It’s July 2, 1937. Clouds hang low in the sky. So does the Lockheed Electra 10E. America’s favorite female pilot, Amelia Earhart, flies the aircraft. She is supposed to be breaking a record by flying all the way around the world. Instead, she’s hovering over the Pacific Ocean—and maybe running out of fuel. A nearby Coast Guard ship receives Ms. Earhart’s last worried call. The pilot is never heard from again. She leaves history with a lasting mystery: What in the world happened to her?
A new study may finally help solve the puzzle. A researcher named Richard Jantz looks closely at old measurements of bones. The bones were found on Nikumaroro Island in the western Pacific Ocean in 1940. People have thought for a long time that the Electra may have crashed there. Are the bones Ms. Earhart’s? D.W. Hoodless, the doctor who studied the bones in 1940, said no. His study showed the bones belonged to a man. But Mr. Jantz looks at the bone measurements Dr. Hoodless took all those decades ago. He uses a computer program called Fordisc. The program can examine skeletal measurements. It guesses whether a person was a man or woman, what part of the world he or she came from, and how tall he or she was. Mr. Jantz also compares the measurements to clothes Amelia wore. He uses photos to guess the lengths of her arm bones. According to his study, the bones closely match Amelia Earhart.

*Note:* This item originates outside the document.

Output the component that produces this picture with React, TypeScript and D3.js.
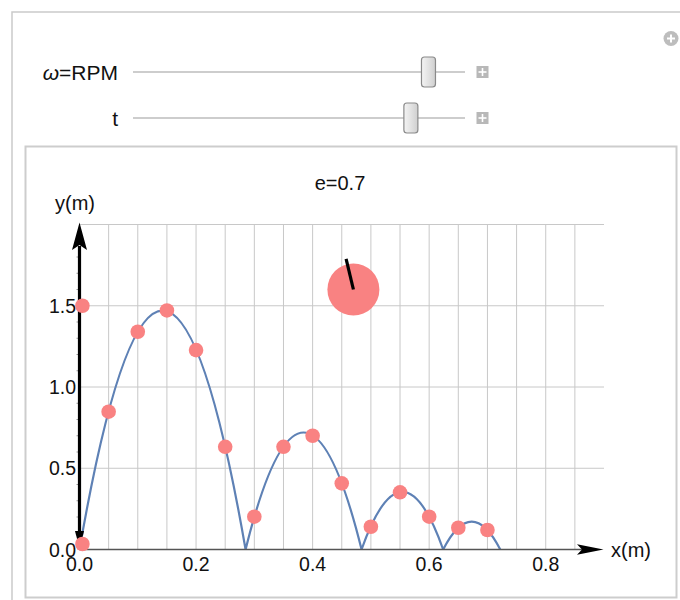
import React from "react";
import * as d3 from "d3";

// Bounce arcs of the ball trajectory: launch x, landing x and apex height (m)
const arcStart = [0, 0.285, 0.484, 0.624];
const arcEnd = [0.285, 0.484, 0.624, 0.722];
const arcPeak = [1.47, 0.72, 0.355, 0.172];

// Sampled positions (m)
const sampleX = [0.005, 0.005, 0.05, 0.1, 0.15, 0.2, 0.25, 0.3, 0.35, 0.4, 0.45, 0.5, 0.55, 0.6, 0.65, 0.7];
const sampleY = [1.5, 0.034, 0.848, 1.34, 1.471, 1.227, 0.632, 0.202, 0.632, 0.7, 0.407, 0.14, 0.352, 0.202, 0.134, 0.12];

// Spinning ball: centre (m) and marker rotation (deg, counter-clockwise from vertical)
const ballX = 0.47;
const ballY = 1.6;
const ballRotation = 13.4;

const xTicks = [0, 0.2, 0.4, 0.6, 0.8];
const yTicks = [0, 0.5, 1.0, 1.5];
const yGrid = [0.5, 1.0, 1.5, 2.0];

// Control panel
const sliderLabels = ["ω=RPM", "t"];
const sliderValues = [0.89, 0.837];
const title = "e=0.7";

const FONT = "'Liberation Sans', Arial, Helvetica, sans-serif";
const PINK = "#F98282";
const BLUE = "#5E81B5";

export default function App() {
  const x = d3.scaleLinear().domain([0, 0.9]).range([79.5, 604]);
  const y = d3.scaleLinear().domain([0, 2]).range([549.5, 224.5]);

  const xGrid = d3.range(1, 18).map((i) => +(i * 0.05).toFixed(2));
  const yMinor = d3.range(1, 20).map((i) => +(i * 0.1).toFixed(2)).filter((v) => Math.abs(v * 2 - Math.round(v * 2)) > 1e-6);

  const curve = d3.path();
  arcStart.forEach((s, i) => {
    const e = arcEnd[i];
    const mid = (s + e) / 2;
    curve.moveTo(x(s), y(0));
    curve.quadraticCurveTo(x(mid), y(2 * arcPeak[i]), x(e), y(0));
  });

  const bx = x(ballX);
  const by = y(ballY);
  const rad = (ballRotation * Math.PI) / 180;
  const stickLen = 31.5;

  const trackX0 = 133;
  const trackX1 = 465;
  const sliderY = [72, 118];

  const x0 = x(0);
  const y0 = y(0);

  return (
    <svg
      width={680}
      height={600}
      style={{ position: "absolute", left: 0, top: 0, background: "#fff" }}
      fontFamily={FONT}
    >
      <defs>
        <linearGradient id="thumb" x1="0" y1="0" x2="1" y2="0">
          <stop offset="0" stopColor="#f4f4f4" />
          <stop offset="0.5" stopColor="#e2e2e2" />
          <stop offset="1" stopColor="#cfcfcf" />
        </linearGradient>
      </defs>

      {/* outer manipulate panel */}
      <rect x={12} y={12} width={700} height={620} fill="#fff" stroke="#cacaca" strokeWidth={1.5} />

      {/* top-right options button */}
      <circle cx={671} cy={38.5} r={7.5} fill="#bdbdbd" />
      <rect x={667} y={37.5} width={8} height={2} fill="#fff" />
      <rect x={670} y={34.5} width={2} height={8} fill="#fff" />

      {/* sliders */}
      {sliderLabels.map((lab, i) => {
        const cy = sliderY[i];
        const tx = trackX0 + sliderValues[i] * (trackX1 - trackX0);
        return (
          <g key={lab}>
            <text x={118} y={cy + 7.5} textAnchor="end" fontSize={21} fill="#111">
              {lab.startsWith("ω") ? (
                <>
                  <tspan fontStyle="italic">ω</tspan>
                  <tspan>{lab.slice(1)}</tspan>
                </>
              ) : (
                lab
              )}
            </text>
            <line x1={trackX0} x2={trackX1} y1={cy} y2={cy} stroke="#bdbdbd" strokeWidth={1.5} />
            <rect x={tx - 7} y={cy - 15} width={14} height={30} rx={3} fill="url(#thumb)" stroke="#8a8a8a" strokeWidth={1.2} />
            <rect x={476.5} y={cy - 6} width={12} height={12} fill="#b8b8b8" />
            <rect x={478.5} y={cy - 0.8} width={8} height={1.6} fill="#fff" />
            <rect x={481.7} y={cy - 4} width={1.6} height={8} fill="#fff" />
          </g>
        );
      })}

      {/* plot frame */}
      <rect x={25.5} y={146.5} width={651} height={451} fill="#fff" stroke="#cdcdcd" strokeWidth={2} />

      {/* title */}
      <text x={340} y={190} textAnchor="middle" fontSize={20} fill="#111">
        {title}
      </text>

      {/* grid */}
      <g stroke="#c8c8c8" strokeWidth={1}>
        {xGrid.map((v) => (
          <line key={"gx" + v} x1={x(v)} x2={x(v)} y1={y(0)} y2={y(2)} />
        ))}
        {yGrid.map((v) => (
          <line key={"gy" + v} x1={x(0)} x2={x(0.9)} y1={y(v)} y2={y(v)} />
        ))}
      </g>

      {/* trajectory */}
      <path d={curve.toString()} fill="none" stroke={BLUE} strokeWidth={2.2} />

      {/* x axis */}
      <line x1={x0} x2={582} y1={y0} y2={y0} stroke="#555" strokeWidth={1.6} />
      <path
        d={`M${x(0.9) - 0.5},${y0} L${x(0.9) - 27},${y0 - 5.2} L${x(0.9) - 22},${y0} L${x(0.9) - 27},${y0 + 5.2} Z`}
        fill="#000"
      />
      {xTicks.map((v) => (
        <text key={"xt" + v} x={x(v)} y={571} textAnchor="middle" fontSize={19.5} fill="#111">
          {d3.format(".1f")(v)}
        </text>
      ))}
      <text x={611} y={557} fontSize={20} fill="#111">
        x(m)
      </text>

      {/* y axis */}
      <g stroke="#9a9a9a" strokeWidth={1}>
        {yMinor.map((v) => (
          <line key={"ym" + v} x1={x0 - 3} x2={x0} y1={y(v)} y2={y(v)} />
        ))}
      </g>
      <line x1={x0} x2={x0} y1={y0} y2={246} stroke="#000" strokeWidth={3.2} />
      <path d={`M${x0},222.5 L${x0 - 7.5},250 L${x0},245 L${x0 + 7.5},250 Z`} fill="#000" />
      <path d={`M${x0},${y0 - 1} L${x0 - 4.5},531 L${x0 + 4.5},531 Z`} fill="#000" />
      {yTicks.map((v) => (
        <text key={"yt" + v} x={76} y={y(v) + 7} textAnchor="end" fontSize={19.5} fill="#111">
          {d3.format(".1f")(v)}
        </text>
      ))}
      <text x={55} y={210} fontSize={20} fill="#111">
        y(m)
      </text>

      {/* sampled points */}
      {sampleX.map((v, i) => (
        <circle key={"p" + i} cx={x(v)} cy={y(sampleY[i])} r={7.3} fill={PINK} />
      ))}

      {/* spinning ball */}
      <circle cx={bx} cy={by} r={26} fill={PINK} />
      <line
        x1={bx}
        y1={by}
        x2={bx - stickLen * Math.sin(rad)}
        y2={by - stickLen * Math.cos(rad)}
        stroke="#000"
        strokeWidth={3.2}
      />
    </svg>
  );
}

There’s more evidence. People have searched Nikumaroro in the past. They have found a piece of a woman’s shoe, a box that would fit a navigation device, and a Benedictine bottle. (Benedictine is an herbal liqueur. Amelia Earhart was known to carry it.)
Mr. Jantz couldn’t study the Nikumaroro bones himself. They have disappeared. Without them, it’s hard to know if he’s really solved the Amelia Earhart mystery. But it does seem the evidence is starting to add up. It has taken more than 80 years!